| PROBLEM REQUIREMENTS |
Write out the listing, please, but only from its first line through the line containing "287, 281, 262, 242, 226, 207]", exactly as given and without pictures.

| DATA EXCERPT |
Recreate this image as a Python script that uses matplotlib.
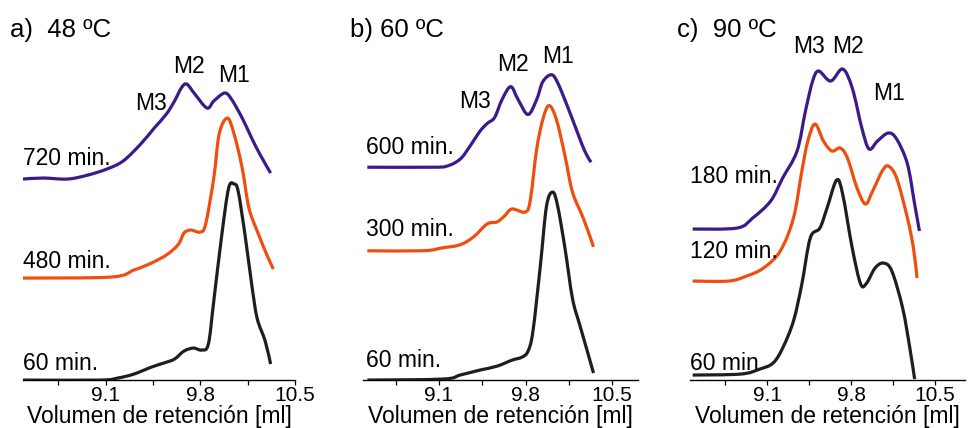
import matplotlib
matplotlib.use("Agg")
import matplotlib.pyplot as plt
from matplotlib.path import Path
from matplotlib.patches import PathPatch

plt.rcParams['font.family'] = ['Liberation Sans', 'DejaVu Sans']

# a) 48 ºC
a_x_60 = [8.49, 9.06, 9.19, 9.31, 9.44, 9.53, 9.61, 9.68, 9.75, 9.81, 9.86, 9.90,
          9.96, 10.01, 10.05, 10.08, 10.13, 10.18, 10.22, 10.28, 10.32]
a_y_60 = [0, 0, 2, 6, 13, 17, 21, 29, 32, 30, 36, 79, 146, 192, 196, 189, 146, 96, 62, 39, 16]
a_x_480 = [8.49, 9.14, 9.31, 9.44, 9.56, 9.64, 9.68, 9.73, 9.80, 9.84, 9.90, 9.94,
           10.00, 10.05, 10.11, 10.16, 10.23, 10.29, 10.34]
a_y_480 = [102, 103, 110, 117, 126, 136, 147, 150, 148, 156, 202, 246, 262, 246, 212,
           172, 146, 126, 111]
a_x_720 = [8.49, 8.64, 8.82, 8.97, 9.11, 9.23, 9.36, 9.46, 9.55, 9.61, 9.66, 9.70,
           9.76, 9.85, 9.90, 9.98, 10.03, 10.11, 10.18, 10.24, 10.32]
a_y_720 = [201, 202, 201, 205, 211, 219, 236, 252, 266, 279, 292, 296, 286, 272, 279,
           287, 281, 262, 242, 226, 207]

# b) 60 ºC
b_x_60 = [8.52, 9.13, 9.27, 9.43, 9.57, 9.69, 9.77, 9.82, 9.86, 9.92, 9.97, 10.02,
          10.06, 10.12, 10.18, 10.24, 10.30, 10.35]
b_y_60 = [0, 1, 5, 10, 14, 20, 23, 29, 49, 115, 175, 189, 175, 132, 82, 55, 29, 7]
b_x_300 = [8.52, 8.97, 9.13, 9.27, 9.38, 9.49, 9.57, 9.63, 9.69, 9.80, 9.84, 9.89,
           9.94, 9.99, 10.05, 10.12, 10.18, 10.27, 10.35]
b_y_300 = [130, 130, 133, 136, 144, 157, 159, 165, 172, 169, 182, 232, 262, 276, 262,
           225, 189, 162, 134]
b_x_600 = [8.52, 9.03, 9.16, 9.27, 9.35, 9.43, 9.49, 9.55, 9.61, 9.68, 9.74, 9.82,
           9.89, 9.94, 10.01, 10.06, 10.14, 10.22, 10.28, 10.33]
b_y_600 = [214, 214, 215, 222, 235, 250, 258, 264, 282, 295, 282, 267, 282, 300, 307,
           299, 275, 249, 230, 219]

# c) 90 ºC
c_x_60 = [8.48, 8.88, 9.04, 9.15, 9.23, 9.32, 9.39, 9.46, 9.54, 9.60, 9.68, 9.73,
          9.81, 9.88, 9.93, 10.00, 10.07, 10.14, 10.23, 10.29, 10.33]
c_y_60 = [5, 6, 11, 17, 32, 59, 96, 142, 152, 172, 200, 186, 132, 96, 97, 112, 117,
          109, 72, 32, 1]
c_x_120 = [8.48, 8.78, 8.93, 9.07, 9.21, 9.32, 9.39, 9.44, 9.50, 9.57, 9.64, 9.71,
           9.77, 9.85, 9.92, 9.98, 10.06, 10.11, 10.18, 10.27, 10.32, 10.35]
c_y_120 = [99, 99, 104, 112, 129, 162, 209, 239, 256, 239, 229, 232, 222, 192, 176,
           189, 209, 214, 202, 162, 132, 102]
c_x_180 = [8.48, 8.85, 8.98, 9.13, 9.23, 9.35, 9.42, 9.48, 9.53, 9.63, 9.73, 9.81,
           9.89, 9.95, 10.02, 10.11, 10.18, 10.27, 10.33, 10.37]
c_y_180 = [151, 152, 162, 179, 202, 229, 269, 299, 309, 299, 311, 292, 252, 231, 239,
           247, 241, 216, 176, 149]

major_ticks = [9.1, 9.8, 10.5]
minor_ticks = [8.75, 9.45, 10.15]

BLACK = '#1e1e1e'
ORANGE = '#f04e0f'
PURPLE = '#3b1a8a'
FS = 16.5


def smooth_path(xs, ys, k=6.0):
    # curva de Bezier que pasa por los puntos leidos (Catmull-Rom)
    verts = [(xs[0], ys[0])]
    codes = [Path.MOVETO]
    n = len(xs)
    for i in range(n - 1):
        x0, y0 = (xs[i - 1], ys[i - 1]) if i > 0 else (xs[i], ys[i])
        x1, y1 = xs[i], ys[i]
        x2, y2 = xs[i + 1], ys[i + 1]
        x3, y3 = (xs[i + 2], ys[i + 2]) if i + 2 < n else (x2, y2)
        c1 = (x1 + (x2 - x0) / k, y1 + (y2 - y0) / k)
        c2 = (x2 - (x3 - x1) / k, y2 - (y3 - y1) / k)
        verts += [c1, c2, (x2, y2)]
        codes += [Path.CURVE4] * 3
    return Path(verts, codes)


fig = plt.figure(figsize=(9.69, 4.28), dpi=100)

ax_a = fig.add_axes([0.0237, 0.1120, 0.2807, 0.8412])
ax_b = fig.add_axes([0.3746, 0.1120, 0.2838, 0.8412])
ax_c = fig.add_axes([0.7121, 0.1120, 0.2838, 0.8412])

panels = [
    (ax_a, (8.49, 10.5), 360,
     [(a_x_60, a_y_60, BLACK), (a_x_480, a_y_480, ORANGE), (a_x_720, a_y_720, PURPLE)]),
    (ax_b, (8.485, 10.71), 362,
     [(b_x_60, b_y_60, BLACK), (b_x_300, b_y_300, ORANGE), (b_x_600, b_y_600, PURPLE)]),
    (ax_c, (8.458, 10.75), 360,
     [(c_x_60, c_y_60, BLACK), (c_x_120, c_y_120, ORANGE), (c_x_180, c_y_180, PURPLE)]),
]

for ax, xl, ytop, curves in panels:
    for xs, ys, col in curves:
        ax.add_patch(PathPatch(smooth_path(xs, ys), facecolor='none', edgecolor=col,
                               lw=2.3, joinstyle='round', capstyle='butt', zorder=3))
    ax.set_xlim(*xl)
    ax.set_ylim(0, ytop)
    for s in ['top', 'right', 'left']:
        ax.spines[s].set_visible(False)
    ax.spines['bottom'].set_linewidth(1.0)
    ax.set_yticks([])
    ax.set_xticks(major_ticks)
    ax.set_xticks(minor_ticks, minor=True)
    ax.tick_params(axis='x', which='both', direction='out', length=3.5, width=0.9, pad=1)
    ax.set_xticklabels([str(t) for t in major_ticks], fontsize=15)
    ax.set_xlabel('Volumen de retención [ml]', fontsize=FS, labelpad=0)
    ax.patch.set_alpha(0)

# etiquetas de tiempo
ax_a.text(8.49, 222, '720 min.', fontsize=FS, va='center')
ax_a.text(8.49, 119, '480 min.', fontsize=FS, va='center')
ax_a.text(8.49, 17, '60 min.', fontsize=FS, va='center')
ax_b.text(8.51, 234, '600 min.', fontsize=FS, va='center')
ax_b.text(8.51, 151, '300 min.', fontsize=FS, va='center')
ax_b.text(8.51, 20, '60 min.', fontsize=FS, va='center')
ax_c.text(8.46, 204, '180 min.', fontsize=FS, va='center')
ax_c.text(8.46, 129, '120 min.', fontsize=FS, va='center')
ax_c.text(8.46, 17, '60 min', fontsize=FS, va='center')

# etiquetas de picos
ax_a.text(9.435, 277, 'M3', fontsize=FS, ha='center', va='center')
ax_a.text(9.72, 314, 'M2', fontsize=FS, ha='center', va='center')
ax_a.text(10.05, 305, 'M1', fontsize=FS, ha='center', va='center')
ax_b.text(9.39, 280, 'M3', fontsize=FS, ha='center', va='center')
ax_b.text(9.70, 317, 'M2', fontsize=FS, ha='center', va='center')
ax_b.text(10.06, 325, 'M1', fontsize=FS, ha='center', va='center')
ax_c.text(9.45, 334, 'M3', fontsize=FS, ha='center', va='center')
ax_c.text(9.77, 334, 'M2', fontsize=FS, ha='center', va='center')
ax_c.text(10.12, 287, 'M1', fontsize=FS, ha='center', va='center')

# titulos de panel
fig.text(0.0103, 0.93, 'a)  48 ºC', fontsize=18.5, va='center')
fig.text(0.361, 0.93, 'b) 60 ºC', fontsize=18.5, va='center')
fig.text(0.699, 0.93, 'c)  90 ºC', fontsize=18.5, va='center')

fig.savefig('out.png', dpi=100)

| SOLUTION FOR THIS EXERCISE |
Recreate this image as a Python script that uses matplotlib.
import matplotlib
matplotlib.use("Agg")
import matplotlib.pyplot as plt
from matplotlib.path import Path
from matplotlib.patches import PathPatch

plt.rcParams['font.family'] = ['Liberation Sans', 'DejaVu Sans']

# a) 48 ºC
a_x_60 = [8.49, 9.06, 9.19, 9.31, 9.44, 9.53, 9.61, 9.68, 9.75, 9.81, 9.86, 9.90,
          9.96, 10.01, 10.05, 10.08, 10.13, 10.18, 10.22, 10.28, 10.32]
a_y_60 = [0, 0, 2, 6, 13, 17, 21, 29, 32, 30, 36, 79, 146, 192, 196, 189, 146, 96, 62, 39, 16]
a_x_480 = [8.49, 9.14, 9.31, 9.44, 9.56, 9.64, 9.68, 9.73, 9.80, 9.84, 9.90, 9.94,
           10.00, 10.05, 10.11, 10.16, 10.23, 10.29, 10.34]
a_y_480 = [102, 103, 110, 117, 126, 136, 147, 150, 148, 156, 202, 246, 262, 246, 212,
           172, 146, 126, 111]
a_x_720 = [8.49, 8.64, 8.82, 8.97, 9.11, 9.23, 9.36, 9.46, 9.55, 9.61, 9.66, 9.70,
           9.76, 9.85, 9.90, 9.98, 10.03, 10.11, 10.18, 10.24, 10.32]
a_y_720 = [201, 202, 201, 205, 211, 219, 236, 252, 266, 279, 292, 296, 286, 272, 279,
           287, 281, 262, 242, 226, 207]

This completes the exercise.